The second period saw much offense for the two teams but nothing to show for it on the scoreboard. St. Joseph’s Prep jumped out of the period firing away, as Tristan Winata, Jake Schultz, Joseph Samango, and Sweeney were able to record hard slapshots at net, only to be rebuffed by goalie Unger.
St. Joseph’s Prep’s offensive strike took up the first seven minutes of the second period. Holy Ghost was then able to build some offensive opportunities of its own. Baehser got a strong shot on net that was denied by Bruno. Ciaran Chambers also almost put one in the back of the net, as one of his shots hit off the crossbar and sailed over into the netting above the boards behind the goal.
These two shots for Holy Ghost might have inspired its offense because a few minutes later, Baehser took a breakaway down the entire ice and buried a goal with 6:01 left in the period, assisted by Ryan Lippy.
“That’s a really good goalie; I play with him in club,” Baehser said. “So, I just tried not to overthink it, be confident in myself, and put it in the right spot.”
Baehser’s goal came 19 game minutes after Mulholland’s goal for Holy Ghost in the first period. It gave the Firebirds momentum and a two-goal lead, which felt like a major separation between the two teams.
The Hawks would attempt to battle back, putting up a few shots that Unger handled. With 3:21 seconds left in the second period, Holy Ghost went on the power play and took advantage of having one more skater than the Prep.
Zachary Pers was able to get the puck to the back of the net 37 seconds into the power play. Holy Ghost would hold off the Hawks for the remaining few minutes to go into the third period up 3-0.
“Overall, I thought we managed the puck really well and took the play to them,” Whiteside said. “You do what you need to dictate the play and fortunately for us, we were able to do that for most of the game.”
While Unger had a shutout going into the third period, he credited his defense in front of him for making St. Joseph’s Prep unable to do much offensively during the game.

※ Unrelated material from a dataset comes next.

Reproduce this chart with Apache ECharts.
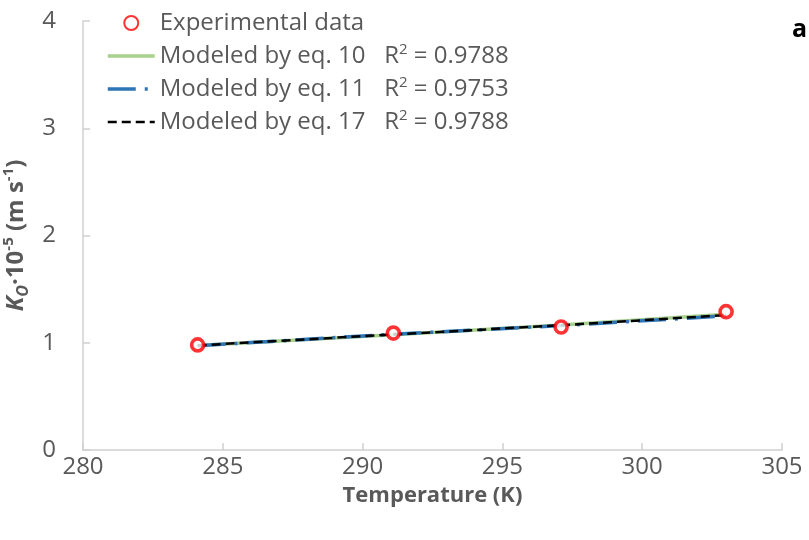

“I honestly think by far it was the best game of the year by them,” Unger said. “We had a little bit of a rut back in January but they really stepped up this game and as of late.”
Holy Ghost opened the third period on the power play but was unsuccessful in scoring. It maintained control of the puck for the next four minutes, but it nonetheless found itself in a tighter situation after Jeff Hammond scored for the Prep with 10:16 left in the game, cutting Holy Ghost’s led to 3-1.
St. Joseph’s Prep would shortly after go on the power play, only to be denied by a Holy Ghost penalty kill. With just over five minutes left in the game, Baehser officially put the game out of reach, scoring his second goal and giving Holy Ghost a 4-1 win.
St. Joseph’s Prep would finish with only 19 shots on net, and Unger denied 18 pf them. While it was in a way difficult for Unger since he always wants to be active and block shots, his lack of action due to the defense in front of him was a nice break and also a testament to how strong the defense played against the Prep.
“Obviously not having a lot of shots is hard; you got to stay dialed in, you have to stay focused,” Unger said. “Having a strong defensive core in front of you, knowing that if you make the first save they are going to clear that rebound, it’s awesome having a team like that in front of me.”
Holy Ghost Prep will play La Salle in the APAC championship game today at Hatfield Ice in Colmar, Pa.
“We’re not going to get too happy about tonight; we’re going to reset tomorrow,” Baehser said. “We’re going to have some good practices leading up to it, and play our game, do what we have to do.”
Whiteside, with a few more years under his belt than his players, acknowledged that while his squad would get back to work in preparation for La Salle the next day, he understood how significant it was for them to be in the APAC championship.
“We’ll enjoy it tonight,” Whiteside Laughed. “At least for the next eight hours I am going to enjoy it.”